Features	Figure 11a	Figure 11b	Figure 11c	Figure 11d	Figure 11e
The concentration of (SO42− + NO3−) in a specific sample	3.30 times lower than average	1.5 times lower than average	1.55 times higher than average	2.05 times higher than average	-
The total concentration of trace metals in a specific sample	5.80 times lower than average	-	-	-	2.32 times higher than average
Pathway of air of 2500 MAGL	From the Bay of Bengal to Bhola	From the northwestern direction (probably IGP region)	From West Bengal region of India passing over Rajshahi	From West Bengal to Bhola	From West Bengal to Bhola
Pathway of air of 1500 MAGL	From the Bay of Bengal to Bhola	From the Bay of Bengal to Bhola	From Dhaka	From Rajshahi to Bhola	Passing directly over Dhaka
Pathway of air of 500 MAGL	From Dhaka to Bhola	From north- eastern direction	From Dhaka	From Dhaka to Bhola	Passing directly over Dhaka
pH	Highest (7.25)	Lower than average (6.9)	Lowest (6.85)	Higher than average (7.10)	Higher than average (7.09)
EC	Lowest (275 µScm−1)	Lower than average (371 µScm−1)	Highest (489 µScm−1)	Higher than average (388 µScm−1)	Higher than average (380 µScm−1)
Remarks	Cleaner air from the seashore with less SOx, NOx, and trace metal species	Air flowing from IGP region might have carried pollutants	Air from IGP region probably carried a high concentration of precursor gases, which is evident from the low pH	Alkaline constituents dominated in fog composition, indicating neutralization of acidic components	Alkaline constituents dominated in fog composition, indicating neutralization of acidic components

represents a summary of the air mass back trajectories analysis which is presented in Figure 11. According to these assessments, air masses mostly formed in the Indo-Gangetic plain (IGP) during the winter season (December-January) and migrated over the northwestern area of Bangladesh to reach Bhola.

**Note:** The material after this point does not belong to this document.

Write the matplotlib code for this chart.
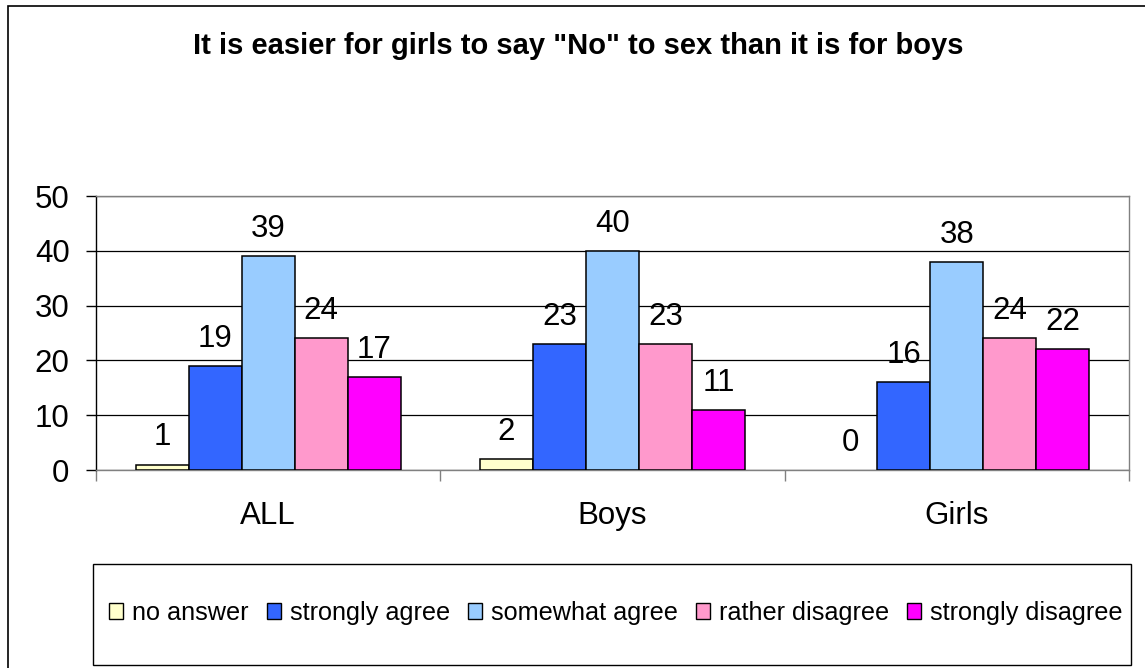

As Bhola is a remote coastal area without any industry, the anthropogenic contribution is attributed to biomass burning for cooking and agriculture firing. Hence, transboundary airflow and regional urban air pollution might have influenced Bhola fog water’s chemical composition, as per trajectory analysis.

4. Conclusions

An investigation of the chemistry of fog water was carried out in the winter (from December to January) at Bhola, Bangladesh, in order to characterize the composition of the fog. An average pH of 7.03 of fog water indicated an ideal balance between acidifying and acid-neutralizing components. The dominant ions in fog water were Ca²⁺, NO₃⁻, Cl⁻, Na⁺, and SO₄²⁻, accounting for 19%, 17%, 16%, 12%, and 12% contribution, respectively, among all the measured inorganic ions. Ca²⁺ and NH₄⁺ were found to be significant acid-neutralizing species. Enrichment factor analysis and calculation of percentage source contribution revealed that SO₄²⁻ and NO₃⁻ mostly originated from anthropogenic sources. Backward air mass trajectories analysis showed a transboundary influence on the fog water chemical composition of coastal Bhola Island. This research aids in determining pollutant sources, anthropogenic contributions, and in estimating the transboundary effect on fog composition in order to assess local air quality. The findings will offer information to policymakers in order to help them reduce pollution of the atmosphere in this area.